We have $ \mathcal B_u \rightarrow G(n-1,n)_u $ and $ \mathcal B^\mu_u $ is the preimage of $ G(n-1,n)^\mu_u$. Note that the fibre of $ \mathcal B_u \rightarrow G(n-1,n)_u $ is $ \mathcal B_{u\rvert_{ V_{n-1}}}$.

Now, here are two facts that I don't see right away, but which must be
true:

- Each piece $ \mathcal B_u^\mu $ has the same dimension.
- $ G(n-1,n)^\mu_u $ is irreducible and simply-connected (or at least that the bundle $\mathcal B^\mu_u \rightarrow G(n-1,n)^\mu_u$ is topologically trivial on components).
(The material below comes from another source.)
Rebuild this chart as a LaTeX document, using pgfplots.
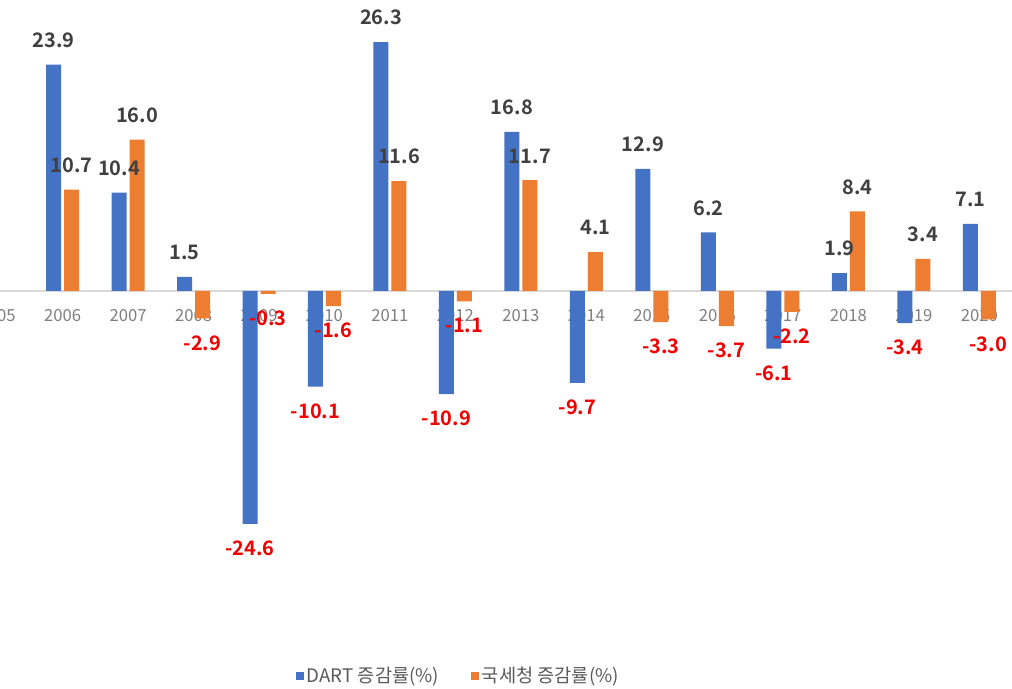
\documentclass[border=0pt]{standalone}
\usepackage{pgfplots}
\pgfplotsset{compat=1.18}
\usepackage{pgfplotstable}
\usepackage{fontspec}
\setmainfont{Noto Sans CJK KR}[BoldFont={Noto Sans CJK KR Bold}]
\definecolor{dblue}{HTML}{4472C4}
\definecolor{dorange}{HTML}{ED7D31}
\definecolor{lblgray}{HTML}{404040}
\definecolor{negred}{HTML}{F00000}
\definecolor{tickgray}{HTML}{7F7F7F}
\definecolor{leggray}{HTML}{595959}
\definecolor{zerogray}{HTML}{D9D9D9}

\pgfplotstableread{
idx dart nts
1 23.9 10.7
2 10.4 16.0
3 1.5 -2.9
4 -24.6 -0.3
5 -10.1 -1.6
6 26.3 11.6
7 -10.9 -1.1
8 16.8 11.7
9 -9.7 4.1
10 12.9 -3.3
11 6.2 -3.7
12 -6.1 -2.2
13 1.9 8.4
14 -3.4 3.4
15 7.1 -3.0
}\data

\begin{document}
\begin{tikzpicture}
\begin{axis}[
  set layers,
  at={(0,0)}, anchor=south west,
  scale only axis,
  width=771pt, height=426pt,
  xmin=-0.2, xmax=15.5,
  ymin=-30, ymax=30,
  clip=false,
  axis y line=none,
  axis x line*=middle,
  x axis line style={draw=zerogray, line width=0.8pt},
  xtick={0,...,15},
  xticklabels={2005,2006,2007,2008,2009,2010,2011,2012,2013,2014,2015,2016,2017,2018,2019,2020},
  major tick length=0pt,
  xticklabel style={font=\fontsize{12.5}{14}\selectfont, text=tickgray, yshift=-10.5pt},
  ybar,
  bar width=11.25pt,
  nodes near coords={\pgfmathfloatifflags{\pgfplotspointmeta}{2}{\color{negred}}{\color{lblgray}}\pgfmathprintnumber[fixed,fixed zerofill,precision=1,assume math mode=true]{\pgfplotspointmeta}},
  every node near coord/.append style={font=\bfseries\fontsize{15}{17}\selectfont, inner ysep=12.5pt, inner xsep=0pt},
  legend style={at={(rel axis cs:0.462,-0.178)}, anchor=center, draw=none, fill=none,
    font=\fontsize{14}{16}\selectfont, text=leggray,
    /tikz/every even column/.append style={column sep=22pt},
    nodes={inner xsep=2pt}},
  legend columns=2,
  legend image code/.code={\fill[#1, draw=none] (0pt,-3pt) rectangle (6pt,3pt);},
]
\addplot[fill=dblue, draw=none, bar shift=-6.75pt] table[x=idx, y=dart] {\data};
\addlegendentry{DART 증감률(\%)}
\addplot[fill=dorange, draw=none, bar shift=6.75pt] table[x=idx, y=nts] {\data};
\addlegendentry{국세청 증감률(\%)}
\end{axis}
\pgfresetboundingbox
\path[use as bounding box] (12pt,-84.75pt) rectangle (771pt,431.25pt);
\end{tikzpicture}
\end{document}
**Edit:** I think these facts should be contained in the classic paper by Spaltenstein https://www.sciencedirect.com/science/article/pii/S138572587680008X

Assuming these facts, we get
$$H(\mathcal B_u) = \bigoplus_\mu H(\mathcal B_u^\mu) = \bigoplus_\mu H(\mathcal B_{u(\mu)})$$
where again the direct sum ranges over all partitions made by deleting one box from $\lambda$ and where $ u(\mu)$ denotes a unipotent element of Jordan type $ \mu$, and $ H(X) $ denotes top (co)homology. This gives the desired decomposition.